With all of that figured out, for the most part everything needed to interface the Switch Joy-Con and Pro Controllers to a PC is known. Bluetooth does, however, still have some interesting quirks. For one, I actually found that the controllers would randomly disconnect until I sent vibration data and proper timestamps along with my packets. This is actually part of how I found out that most if not all packets going to the controllers hold vibration data, which was interesting. On hardware, vibration data only ends up being sent once every 8 input packets (for UART). Additionally, it should be possible to interface with the NFC chip, however my current results have not been successful, but as of now there’s nothing stopping it from happening.

Another interesting note is that Bluetooth actually just constantly sends input packets in most of its outputs, and getting IMU data seems to require some additional commands from the usual. As far as I’ve seen, there are 3 different kinds of input packets which can be gotten over Bluetooth: The basic input packet given to even the OS, the extended status packet which has analog values, battery status, and other things. The final is the same input packet gotten over wired with command 1F, which also includes IMU data. The type of packet sent and the rate seems to depend on subcommand 03.
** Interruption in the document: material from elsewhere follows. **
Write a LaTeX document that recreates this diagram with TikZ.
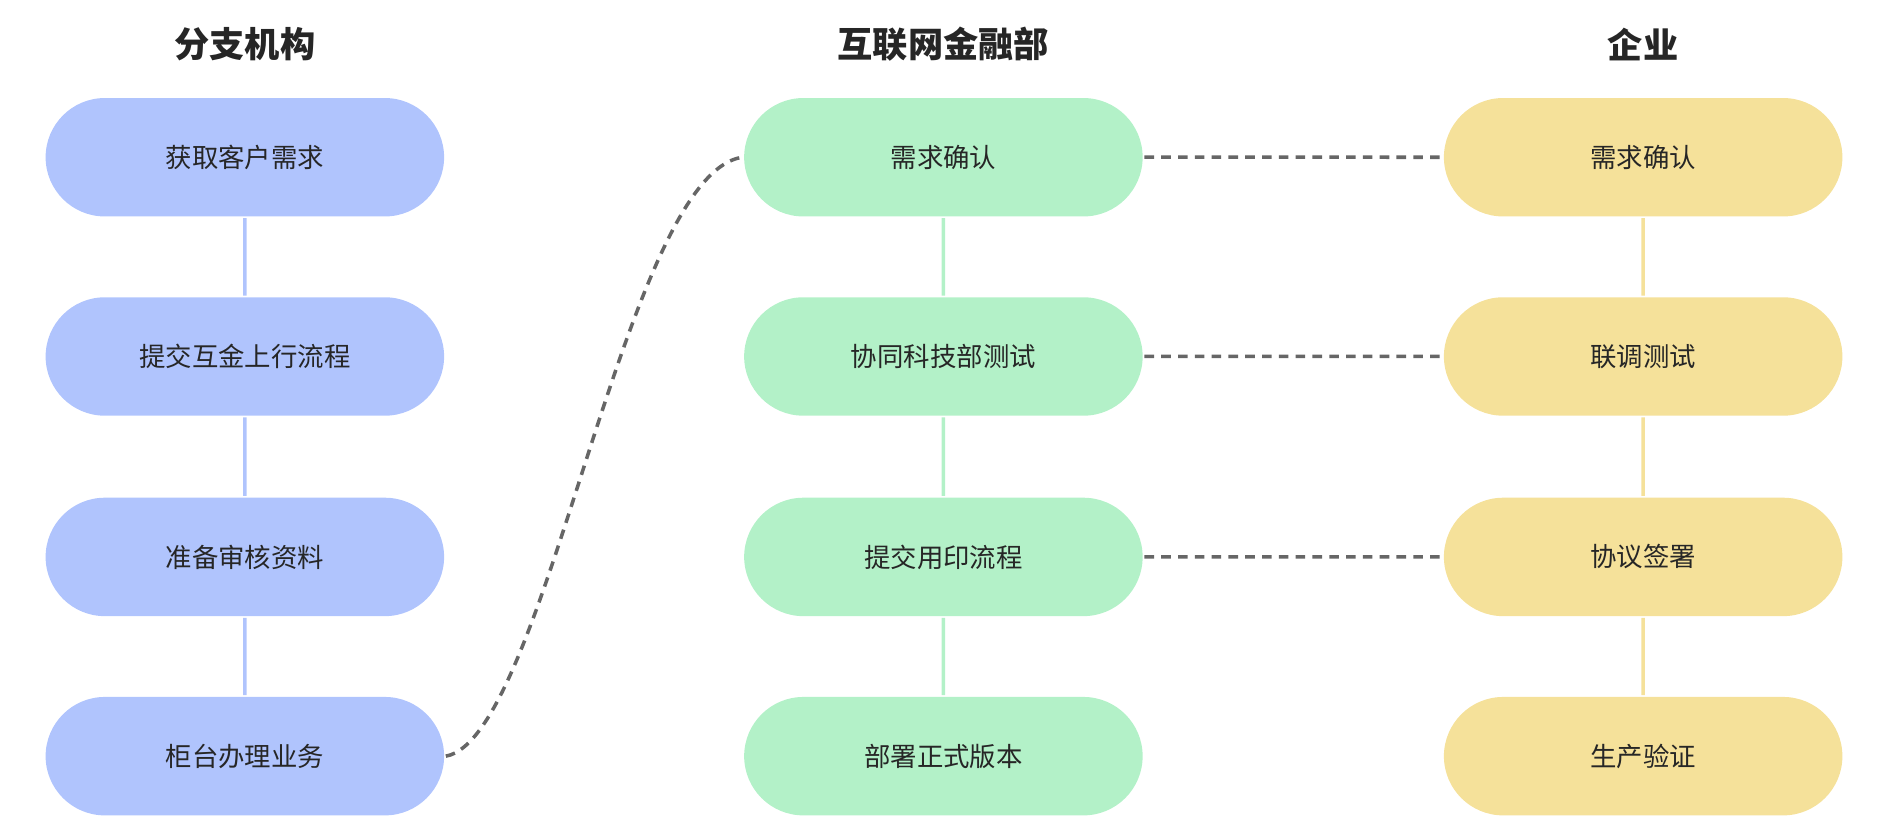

Last interesting note, but I actually ended up finding a correlation between some of the leaked heap data and some data from hedgeberg’s Switch reverse engineering stream. Some UART lines under the display ribbon contained data which, by chance, also popped up in my leaked heap data shortly after the stream. Specifically, this 08 20 20 03 02 01 section of bytes at 0x44:

Those bytes definitely haven’t showed up UART at all, so I’m curious if it may indeed be some kind of common command system or something else. Definitely interesting.

A few takeaways with Bluetooth done:

• For the most part, the only thing that’s really left at all as far as commands go is finding any commands used to update the Joy-Con firmware, in addition to the IR camera commands.
• The Joy-Con firmware, while no longer immediately useful for Bluetooth, is still valuable in determining any future changes or vulnerabilities in the firmware, as such the next post will hopefully detail a method of retrieving the at-runtime firmware from the device. Knowing heap addresses might help with this.
• There is still a lot of work to do as far as amiibo support and better driver support goes.